I think that car may be coming back home.
I have also experienced things like that, especially with the 240Z I have now. Every time I think about selling it something strange happens and I don't. Now I have the wife telling me not to sell it. I'd really like to move on to something else, but I suppose I'm keeping it a bit longer. It's like a dog that shows up at your door....
My wife has forbidden me from selling the GT6. She reminds me I'd regret it in no time.
She has also told me the FIAT is my 1 and only race car and is still annoyed I used that card on her. hehe
A.
carzan
Reader
3/12/10 11:48 a.m.
That's actually happened a couple of times to me. The first time it was an '81 Malibu that I had aspirations of an engine swap that never happened. I decided to sell the car instead and placed an ad. Previously, the car had never, ever failed to turn over. It might not always start since the engine was so worn that the plugs would foul, but it never, never, never failed to spin. The first potential buyer showed up and I hopped in to start it and...nothing...not even a click. I frantically fiddled with wires and explained that this had never happened before which I'm suuuuuure he believed. He left with a parting statement along the lines of "Yeah...um...let me know if you get it going."
Oh yeah, after he left, I went inside to get my multimeter. When I came back, I decided to give it one more try and, of course, it started right up.

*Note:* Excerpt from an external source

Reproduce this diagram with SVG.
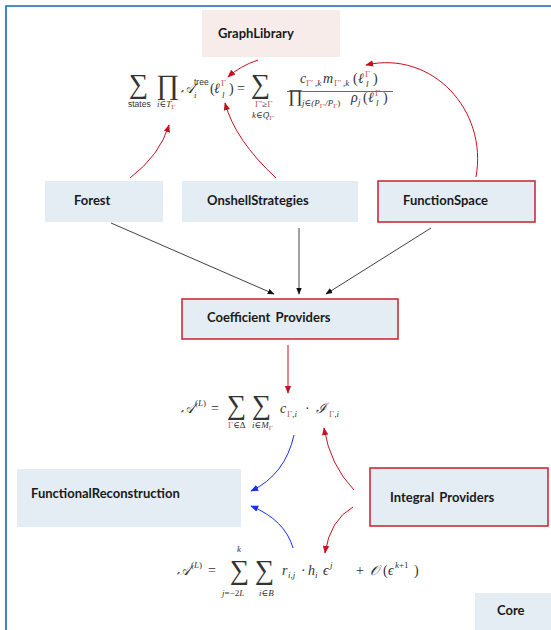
<svg xmlns="http://www.w3.org/2000/svg" width="551" height="630" viewBox="0 0 551 630">
<defs>
<style>
.box{fill:#e4ecf4;stroke:none}
.boxr{fill:#e4ecf4;stroke:#c8202e;stroke-width:1.5}
.lbl{font-family:Lato,"Liberation Sans",sans-serif;font-weight:bold;font-size:13px;fill:#1a1a1a}
.m{font-family:"Liberation Serif","DejaVu Serif",serif;font-size:14px;fill:#333;font-style:italic}
.n{font-style:normal}
.s{font-size:9px}
.ss{font-size:7px}
.r{fill:#c9534f}
.sf{font-family:"Liberation Sans",sans-serif;font-style:normal;font-size:8.5px}
.big{font-family:"Liberation Serif","DejaVu Serif",serif;font-style:normal;fill:#333}
.ck{fill:none;stroke:#111;stroke-width:0.8}
.cr{fill:none;stroke:#c8101e;stroke-width:1}
.cb{fill:none;stroke:#1a2ef0;stroke-width:1}
</style>
<marker id="ak" viewBox="0 0 10 10" refX="9" refY="5" markerWidth="7" markerHeight="7" markerUnits="userSpaceOnUse" orient="auto"><path d="M0,1 L10,5 L0,9 Z" fill="#111"/></marker>
<marker id="ar" viewBox="0 0 10 10" refX="9" refY="5" markerWidth="8" markerHeight="8" markerUnits="userSpaceOnUse" orient="auto"><path d="M0,1 L10,5 L0,9 Z" fill="#c8101e"/></marker>
<marker id="ab" viewBox="0 0 10 10" refX="9" refY="5" markerWidth="8" markerHeight="8" markerUnits="userSpaceOnUse" orient="auto"><path d="M0,1 L10,5 L0,9 Z" fill="#1a2ef0"/></marker>
</defs>
<rect width="551" height="630" fill="#fff"/>
<g id="frame"><path d="M6,630 L6,6 L551,6" fill="none" stroke="#1565c0" stroke-width="1.6"/></g>

<g id="GraphLibrary"><rect x="202" y="10" width="138" height="47" fill="#f7ecea"/><text class="lbl" x="218" y="38">GraphLibrary</text></g>
<g id="Forest"><rect class="box" x="45" y="181" width="118" height="41"/><text class="lbl" x="74" y="205">Forest</text></g>
<g id="OnshellStrategies"><rect class="box" x="182" y="181" width="176" height="41"/><text class="lbl" x="207" y="205">OnshellStrategies</text></g>
<g id="FunctionSpace"><rect class="boxr" x="378" y="181" width="157" height="41"/><text class="lbl" x="403" y="205">FunctionSpace</text></g>
<g id="CoefficientProviders"><rect class="boxr" x="182" y="299" width="216" height="40"/><text class="lbl" x="207" y="322" word-spacing="2">Coefficient Providers</text></g>
<g id="FunctionalReconstruction"><rect class="box" x="17" y="469" width="224" height="58"/><text class="lbl" x="31" y="498">FunctionalReconstruction</text></g>
<g id="IntegralProviders"><rect class="boxr" x="370" y="468" width="178" height="58"/><text class="lbl" x="390" y="502" word-spacing="2">Integral Providers</text></g>
<g id="Core"><rect class="box" x="475" y="593" width="76" height="37"/><text class="lbl" x="497" y="615">Core</text></g>

<g id="formula-tree">
<text class="big" x="129" y="93" font-size="27">∑</text>
<text class="m sf" x="128" y="107">states</text>
<text class="big" x="156" y="94" font-size="28">∏</text>
<text class="m s" x="157" y="107">i∈T<tspan class="r n ss" dy="1.5">Γ</tspan></text>
<text class="m" x="181" y="93">𝒜</text>
<text class="m sf" x="194" y="85">tree</text>
<text class="m s" x="194" y="98">i</text>
<text class="m n" x="210" y="93">(</text>
<text class="m" x="214" y="93">ℓ</text>
<text class="m s r n" x="221" y="86">Γ</text>
<text class="m s" x="222" y="98">l</text>
<text class="m n" x="229" y="93">)</text>
<text class="m n" x="237" y="93">=</text>
<text class="big" x="251" y="93" font-size="27">∑</text>
<text class="m s n" x="255" y="107"><tspan class="r">Γ′</tspan>≥<tspan class="r">Γ</tspan></text>
<text class="m s" x="252" y="118">k∈Q̄<tspan class="r n ss" dy="1.5">Γ′</tspan></text>
<text class="m" x="300" y="83">c</text>
<text class="m s r n" x="306" y="86">Γ′</text>
<text class="m s" x="315" y="86">,k</text>
<text class="m" x="323" y="83">m</text>
<text class="m s r n" x="334" y="86">Γ′</text>
<text class="m s" x="343" y="86">,k</text>
<text class="m n" x="353" y="83">(</text>
<text class="m" x="358" y="83">ℓ</text>
<text class="m s r n" x="365" y="77">Γ</text>
<text class="m s" x="366" y="87">l</text>
<text class="m n" x="373" y="83">)</text>
<line x1="287" y1="91.5" x2="393" y2="91.5" stroke="#444" stroke-width="0.8"/>
<text class="big" x="288" y="102" font-size="18">∏</text>
<text class="m s" x="302" y="106">j∈(P<tspan class="r n ss" dy="1.5">Γ′</tspan><tspan dy="-1.5">/P</tspan><tspan class="r n ss" dy="1.5">Γ</tspan><tspan class="n" dy="-1.5">)</tspan></text>
<text class="m" x="351" y="102">ρ</text>
<text class="m s" x="358" y="105">j</text>
<text class="m n" x="363" y="102">(</text>
<text class="m" x="368" y="102">ℓ</text>
<text class="m s r n" x="375" y="96">Γ</text>
<text class="m s" x="376" y="106">l</text>
<text class="m n" x="383" y="102">)</text>
</g>

<g id="formula-amplitude">
<text class="m" x="181" y="413">𝒜</text>
<text class="m s" x="195" y="406"><tspan class="n">(</tspan>L<tspan class="n">)</tspan></text>
<text class="m n" x="211" y="413">=</text>
<text class="big" x="227" y="414" font-size="27">∑</text>
<text class="big" x="252" y="414" font-size="27">∑</text>
<text class="m s n" x="228" y="428"><tspan class="r">Γ</tspan>∈Δ</text>
<text class="m s" x="252" y="428">i∈M<tspan class="r n ss" dy="1.5">Γ</tspan></text>
<text class="m" x="280" y="413">c</text>
<text class="m s" x="287" y="417"><tspan class="r n">Γ</tspan>,i</text>
<text class="m n" x="305" y="413">·</text>
<text class="m" x="316" y="413">ℐ</text>
<text class="m s" x="329" y="417"><tspan class="r n">Γ</tspan>,i</text>
</g>

<g id="formula-expansion">
<text class="m" x="177" y="575">𝒜</text>
<text class="m s" x="191" y="568"><tspan class="n">(</tspan>L<tspan class="n">)</tspan></text>
<text class="m n" x="208" y="575">=</text>
<text class="big" x="230" y="579" font-size="27">∑</text>
<text class="m s" x="237" y="552">k</text>
<text class="m s" x="222" y="596">j<tspan class="n">=−2</tspan>L</text>
<text class="big" x="255" y="579" font-size="27">∑</text>
<text class="m s" x="259" y="596">i∈B</text>
<text class="m" x="282" y="575">r</text>
<text class="m s" x="288" y="578">i,j</text>
<text class="m n" x="301" y="575">·</text>
<text class="m" x="308" y="575">h</text>
<text class="m s" x="315" y="578">i</text>
<text class="m" x="323" y="575">ϵ</text>
<text class="m s" x="330" y="568">j</text>
<text class="m n" x="356" y="575">+</text>
<text class="m" x="370" y="575">𝒪</text>
<text class="m n" x="383" y="575">(</text>
<text class="m" x="388" y="575">ϵ</text>
<text class="m s" x="395" y="568">k<tspan class="n">+1</tspan></text>
<text class="m n" x="414" y="575">)</text>
</g>

<g id="connectors">
<path class="cr" d="M258,60 Q240,66 228,77" marker-end="url(#ar)"/>
<path class="cr" d="M130,178 Q160,155 169,125" marker-end="url(#ar)"/>
<path class="cr" d="M276,178 Q235,140 225,103" marker-end="url(#ar)"/>
<path class="cr" d="M476,177 C488,110 432,50 366,65" marker-end="url(#ar)"/>
<path class="ck" d="M111,223 L274,294" marker-end="url(#ak)"/>
<path class="ck" d="M299,228 L299,294" marker-end="url(#ak)"/>
<path class="ck" d="M431,228 L326,294" marker-end="url(#ak)"/>
<path class="cr" d="M288,345 L288,393" marker-end="url(#ar)"/>
<path class="cb" d="M294,435 Q285,475 251,491" marker-end="url(#ab)"/>
<path class="cr" d="M354,490 Q330,465 324,428" marker-end="url(#ar)"/>
<path class="cb" d="M293,548 Q285,520 251,506" marker-end="url(#ab)"/>
<path class="cr" d="M353,507 Q330,520 325,553" marker-end="url(#ar)"/>
</g>
</svg>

The second was and is my DD Jeep Cherokee. I had owned it about three years when a friend of mine decided he wanted to trade his full-sized Chevy PU for it and bugged me for months. I finally gave in as we were doing work on the house a truck is handy for hauling supplies/materials. He came one night and we traded keys and started, but luckily didn't complete the paperwork. He drove the Cherokee home, but I had a bad feeling and put the paperwork aside just in case. The next morning, he called and said it made it to the end of the driveway and quit and it wouldn't restart and did I have any ideas? "Nope", it had never failed me the entire time I had it. He tinkered with it for weeks installing new sensors, new ground wires etc. He finally gave up and called me to see if I wanted to trade back. I was finished with that phase of the house work, so I told him "sure" and he hauled the Cherokee back on a trailer.
I found and repaired a broken wire (that day). It was the 5V line to the TPS and MAP.
Two years later, I'm still driving it. I'm considering parting with it, but I fear the consequences...
Oddly enough, despite sitting undriven for 4 or 5 years, with a new battery, my '73 GT6 started right up and drove itself onto the trailer of the new owner with nary a hiccup.
I guess it had had it with my neglect.
M030
HalfDork
3/12/10 8:40 p.m.
This car:
http://grassrootsmotorsports.com/reader-rides/3304/
I used it as my DD for two years and it was a great car. Never a moment's trouble mechanically. Then, I decided to do the bodywork and paint it because, "it deserved it." The project took three years and I got bored with it and want to sell it.
Since it's been for sale, I've had to replace the: transmission, radiator, rear calipers, fuel lines, throttle linkage and more. Every single time it's ready for sale, something else breaks and incapacitates it.
These things never break all at once. They happen one by one, seemingly randomly, whenever the project is "finished" and especially if someone is coming to look at the car. I'm beginning to really hate that car...but I get the real feeling that it just doesn' t want to leave me.
4g63t
Reader
3/12/10 8:51 p.m.
Yeah, my Eclipse. I bought it in 1993 with 30K, and bent valves. Put it together and drove it another 150K troublefree miles.
Sell it to the lot guy at the job. He owns it six months. I get it back dead and resurrect it. Sell it to my roommate. He falls asleep at the wheel and knocks a gardrail down. He then drops it in front of my house with the LF wheel stuffed into the wheelwell. Where it sits. For a year. I resurrect it AGAIN. That thing is a boomerang!
Well, it certainly doesn't appear to be done with my wallet yet. I pulled it out of the garage yesterday for the first drive of the season; started first turn of the key, ran fine.
So I drove it to the gas station, filled up and it won't start again. Cranks like mad, but doesn't fire. My guess is that it's the DME relay - I hope it is because getting it recovered to my specialist isn't going to be cheap as I found out that the breakdown cover I have for it only covers tows to a local garage. At least they towed it home...
In my Porsches I always carried a spare DME relay, you never knew when they were going to quit.
I should've known to carry one but didn't. If swapping out the DME fixes the issue I'm definitely carrying a spare one.
I learned my lesson when it wouldn't restart with the wife in the car. She took it ok, but I think that was the spark that initiated the Porsche sale.